Nella prima intervista del libro Ideas From Massimo Osti c’è William Gibson (e già questa cosa è incredibile) che dice: «Massimo Osti è il designer meno conosciuto dal consumatore medio». Quindi c’è questa influenza enorme, ma allo stesso tempo un nome poco conosciuto fuori da una nicchia di appassionati. C’è una differenza tra essere riconosciuto ed essere conosciuto. La prima casella è stata spuntata, ti interessa spuntare anche quella della conoscenza più diffusa?
Sì, hai ragione, sento il bisogno di farlo arrivare al pubblico. Vedo che questa cosa sta un po’ succedendo da sé per tutto l’interesse che c’è intorno agli anni Novanta, ma è sempre in chiave nostalgica. Credo che inconsciamente sto cercando di realizzare un suo sogno. Perché lui era molto timido, più di me. 

“The shy designer”.
Odiava viaggiare, odiava fare le interviste, lui sarebbe stato da solo con i suoi amici più stretti. Tant’è che non ha mai avuto il coraggio di usare il suo nome. Ha avuto a un certo punto questa idea di mettere, piccolino, un: “Ideas from Massimo Osti” sulle etichette di C.P. Company, e quello è stato il massimo. 

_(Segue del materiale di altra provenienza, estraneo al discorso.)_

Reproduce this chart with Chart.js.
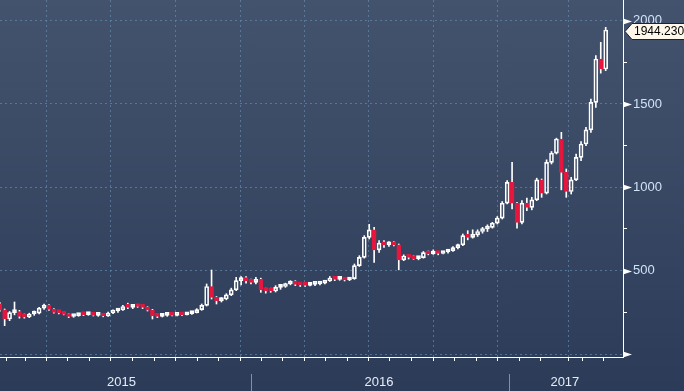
<!DOCTYPE html>
<html>
<head>
<meta charset="utf-8">
<script src="https://cdn.jsdelivr.net/npm/chart.js@4.4.1/dist/chart.umd.min.js"></script>
<style>
  html, body { margin: 0; padding: 0; }
  body { width: 684px; height: 391px; overflow: hidden; background: linear-gradient(#44536d, #2c3b58); }
</style>
</head>
<body>
<canvas id="chart" width="684" height="391"></canvas>
<script>
// Weekly candles (week start dates)
const dates = [
  "2015-01-09","2015-01-16","2015-01-23","2015-01-30","2015-02-06","2015-02-13","2015-02-20","2015-02-27",
  "2015-03-06","2015-03-13","2015-03-20","2015-03-27","2015-04-03","2015-04-10","2015-04-17","2015-04-24",
  "2015-05-01","2015-05-08","2015-05-15","2015-05-22","2015-05-29","2015-06-05","2015-06-12","2015-06-19",
  "2015-06-26","2015-07-03","2015-07-10","2015-07-17","2015-07-24","2015-07-31","2015-08-07","2015-08-14",
  "2015-08-21","2015-08-28","2015-09-04","2015-09-11","2015-09-18","2015-09-25","2015-10-02","2015-10-09",
  "2015-10-16","2015-10-23","2015-10-30","2015-11-06","2015-11-13","2015-11-20","2015-11-27","2015-12-04",
  "2015-12-11","2015-12-18","2015-12-25",
  "2016-01-01","2016-01-08","2016-01-15","2016-01-22","2016-01-29","2016-02-05","2016-02-12","2016-02-19",
  "2016-02-26","2016-03-04","2016-03-11","2016-03-18","2016-03-25","2016-04-01","2016-04-08","2016-04-15",
  "2016-04-22","2016-04-29","2016-05-06","2016-05-13","2016-05-20","2016-05-27","2016-06-03","2016-06-10",
  "2016-06-17","2016-06-24","2016-07-01","2016-07-08","2016-07-15","2016-07-22","2016-07-29","2016-08-05",
  "2016-08-12","2016-08-19","2016-08-26","2016-09-02","2016-09-09","2016-09-16","2016-09-23","2016-09-30",
  "2016-10-07","2016-10-14","2016-10-21","2016-10-28","2016-11-04","2016-11-11","2016-11-18","2016-11-25",
  "2016-12-02","2016-12-09","2016-12-16","2016-12-23","2016-12-30",
  "2017-01-06","2017-01-13","2017-01-20","2017-01-27","2017-02-03","2017-02-10","2017-02-17","2017-02-24",
  "2017-03-03","2017-03-10","2017-03-17","2017-03-24","2017-03-31","2017-04-07","2017-04-14","2017-04-21",
  "2017-04-28","2017-05-05","2017-05-12","2017-05-19"
];

const open = [
  300,265,210,248,255,225,222,240,245,275,292,268,250,248,238,225,230,238,236,240,232,235,228,246,258,265,285,280,292,285,
  280,263,230,226,232,238,232,236,235,242,248,266,292,405,340,320,330,355,385,440,455,
  440,430,448,385,380,378,400,405,420,430,418,415,412,418,420,425,438,455,448,455,444,452,530,580,700,745,625,665,655,665,
  655,565,588,580,572,578,608,600,606,603,612,620,638,655,710,700,715,735,750,760,785,815,905,
  1030,905,790,905,880,925,1045,965,1150,1205,1290,1090,975,1045,1180,1260,1345,1510,1770,1710
];
const high = [
  310,270,255,312,262,240,245,258,280,300,296,272,262,256,242,236,244,245,243,242,240,238,252,265,272,292,305,298,298,292,
  284,268,240,238,242,242,240,240,246,252,272,300,420,504,345,338,362,395,460,465,465,
  450,460,455,395,395,410,412,425,440,440,425,420,425,425,428,442,465,462,462,460,458,540,590,710,778,760,680,680,675,675,
  660,595,595,590,585,615,618,625,612,615,625,645,660,720,740,745,745,760,775,790,825,915,1040,
  1150,910,920,935,940,1055,1050,1165,1215,1295,1330,1110,1060,1200,1275,1360,1530,1790,1870,1960
];
const low = [
  255,170,200,235,215,215,218,232,240,268,262,245,240,235,218,220,226,230,232,228,226,223,225,242,250,262,272,272,280,272,
  258,210,218,222,226,228,228,230,234,238,246,262,288,330,300,312,325,350,380,415,425,
  420,420,370,365,370,372,388,400,415,410,405,405,408,410,415,420,435,440,442,438,440,448,525,575,690,550,610,640,645,648,
  505,560,570,568,565,575,595,598,595,600,605,615,630,650,685,695,705,725,735,755,780,810,900,
  870,755,780,860,865,920,940,960,1140,1200,985,940,960,1040,1160,1250,1330,1480,1685,1700
];
const close = [
  265,210,248,255,225,222,240,245,275,292,268,250,248,238,225,230,238,236,240,232,235,228,246,258,265,285,280,292,285,280,
  263,230,226,232,238,232,236,235,242,248,266,292,405,340,320,330,355,385,440,455,440,
  430,448,385,380,378,400,405,420,430,418,415,412,418,420,425,438,455,448,455,444,452,530,580,700,745,625,665,655,665,655,
  565,588,580,572,578,608,600,606,603,612,620,638,655,710,700,715,735,750,760,785,815,905,1030,
  905,790,905,880,925,1045,965,1150,1205,1290,1090,975,1045,1180,1260,1345,1510,1770,1710,1944.23
];

const lastValue = "1944.230";
const yTicks = [0, 250, 500, 750, 1000, 1250, 1500, 1750, 2000];
const yearLabels = ["2015", "2016", "2017"];
const yearLabelDates = ["2015-07-01", "2016-07-01", "2017-03-22"];
const yearStarts = ["2016-01-01", "2017-01-01"];

const RED = "#e5173f";
const WHITE = "#ffffff";
const GRID = "rgba(95,135,165,0.75)";
const FONT = "'Liberation Sans', Arial, sans-serif";

const base = Date.UTC(2015, 0, 1);
const dayOf = s => (Date.parse(s) - base) / 86400000;

const xMin = 8.4, xMax = 893.6;

// month ticks on x axis
const xTickInfo = new Map();
for (let y = 2015; y <= 2017; y++) {
  for (let m = 0; m < 12; m++) {
    const d = (Date.UTC(y, m, 1) - base) / 86400000;
    if (d < xMin || d > xMax) continue;
    xTickInfo.set(d, { grid: m % 3 === 0, mark: true, label: "" });
  }
}
yearLabelDates.forEach((s, i) => {
  const d = dayOf(s);
  const t = xTickInfo.get(d) || { grid: false, mark: false, label: "" };
  t.label = yearLabels[i];
  xTickInfo.set(d, t);
});
const xTicks = [...xTickInfo.keys()].sort((a, b) => a - b);

const up = close.map((c, i) => c >= open[i]);

const bodyData = dates.map((d, i) => ({ x: dayOf(d), y: [open[i], close[i]] }));
const wickLowData = dates.map((d, i) => ({ x: dayOf(d), y: [low[i], Math.min(open[i], close[i])] }));
const wickHighData = dates.map((d, i) => ({ x: dayOf(d), y: [Math.max(open[i], close[i]), high[i]] }));

const decorations = {
  id: "decorations",
  afterDraw(chart) {
    const ctx = chart.ctx;
    const xs = chart.scales.x, ys = chart.scales.y;
    ctx.save();
    // triangles on major y ticks
    ctx.fillStyle = WHITE;
    yTicks.filter(v => v % 500 === 0).forEach(v => {
      const py = Math.round(ys.getPixelForValue(v)) + 0.5;
      const px = ys.left;
      ctx.beginPath();
      ctx.moveTo(px, py - 3);
      ctx.lineTo(px + 9, py);
      ctx.lineTo(px, py + 3);
      ctx.closePath();
      ctx.fill();
    });
    // year separators below the axis
    ctx.strokeStyle = "#8190a6";
    ctx.lineWidth = 1;
    yearStarts.forEach(s => {
      const px = Math.round(xs.getPixelForValue(dayOf(s))) + 0.5;
      ctx.beginPath();
      ctx.moveTo(px, 374);
      ctx.lineTo(px, 391);
      ctx.stroke();
    });
    // last value callout
    const cy = Math.round(ys.getPixelForValue(close[close.length - 1])) + 1.5;
    const lx = ys.left + 2;
    ctx.beginPath();
    ctx.moveTo(lx, cy);
    ctx.lineTo(lx + 7, cy - 8);
    ctx.lineTo(700, cy - 8);
    ctx.lineTo(700, cy + 8);
    ctx.lineTo(lx + 7, cy + 8);
    ctx.closePath();
    ctx.fillStyle = "#fff7ea";
    ctx.fill();
    ctx.strokeStyle = "#222";
    ctx.stroke();
    ctx.fillStyle = "#000";
    ctx.font = "12px " + FONT;
    ctx.textBaseline = "middle";
    ctx.textAlign = "left";
    ctx.fillText(lastValue, lx + 9, cy + 0.5);
    ctx.restore();
  }
};

const ctx = document.querySelector("#chart").getContext("2d");
new Chart(ctx, {
  type: "bar",
  data: {
    datasets: [
      {
        data: wickLowData,
        backgroundColor: WHITE,
        barThickness: 1,
        grouped: false,
        order: 2,
      },
      {
        data: wickHighData,
        backgroundColor: WHITE,
        barThickness: 1,
        grouped: false,
        order: 2,
      },
      {
        data: bodyData,
        backgroundColor: up.map(u => (u ? "rgba(0,0,0,0)" : RED)),
        borderColor: up.map(u => (u ? WHITE : RED)),
        borderWidth: 1,
        borderSkipped: false,
        barThickness: 4,
        minBarLength: 3,
        grouped: false,
        order: 1,
      },
    ],
  },
  options: {
    responsive: false,
    animation: false,
    layout: { padding: 0 },
    plugins: {
      legend: { display: false },
      tooltip: { enabled: false },
    },
    scales: {
      x: {
        type: "linear",
        min: xMin,
        max: xMax,
        offset: false,
        afterBuildTicks: s => { s.ticks = xTicks.map(v => ({ value: v })); },
        afterFit: s => { s.height = 34; s.paddingLeft = 0; s.paddingRight = 0; },
        grid: {
          color: c => (c.tick && xTickInfo.get(c.tick.value) && xTickInfo.get(c.tick.value).grid ? GRID : "rgba(0,0,0,0)"),
          tickColor: c => (c.tick && xTickInfo.get(c.tick.value) && xTickInfo.get(c.tick.value).mark ? WHITE : "rgba(0,0,0,0)"),
          tickLength: 4,
        },
        border: { color: WHITE, width: 1, dash: [2, 3] },
        ticks: {
          autoSkip: false,
          maxRotation: 0,
          color: "#e4edf7",
          font: { family: FONT, size: 13 },
          padding: 14,
          callback: v => (xTickInfo.get(v) ? xTickInfo.get(v).label : ""),
        },
      },
      y: {
        position: "right",
        min: -18,
        max: 2124,
        afterBuildTicks: s => { s.ticks = yTicks.map(v => ({ value: v })); },
        afterFit: s => { s.width = 61; s.paddingTop = 0; s.paddingBottom = 0; },
        grid: {
          color: c => (c.tick && c.tick.value % 500 === 0 ? GRID : "rgba(0,0,0,0)"),
          tickColor: WHITE,
          tickLength: 4,
        },
        border: { color: WHITE, width: 1, dash: [2, 3] },
        ticks: {
          color: "#cfe2f6",
          font: { family: FONT, size: 13 },
          padding: 6,
          callback: v => (v % 500 === 0 && v > 0 ? String(v) : ""),
        },
      },
    },
  },
  plugins: [decorations],
});
</script>
</body>
</html>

E invece era conosciuto anche da William Gibson.
È una storia buffa, perché io sono cresciuto con i suoi libri, da adolescente adoravo il cyberpunk. Ma non avevo idea che lui conoscesse mio padre: allora noi facciamo la prima versione del libro Ideas From Massimo Osti,  all’inizio facciamo tutto in casa, c’è mia mamma che fa i pacchi da spedire per gli omaggi. Su un pacco leggo: William Gibson. Penso: sarà un omonimo. Poi leggo la destinazione: Canada. Mi dico: ci provo. E metto nel libro una lettera dicendo: ma per caso sei quel William Gibson? E ha risposto, ha scritto: sì, sono un grande fan di Massimo Osti! E allora gli abbiamo chiesto di scrivere per la seconda edizione del libro.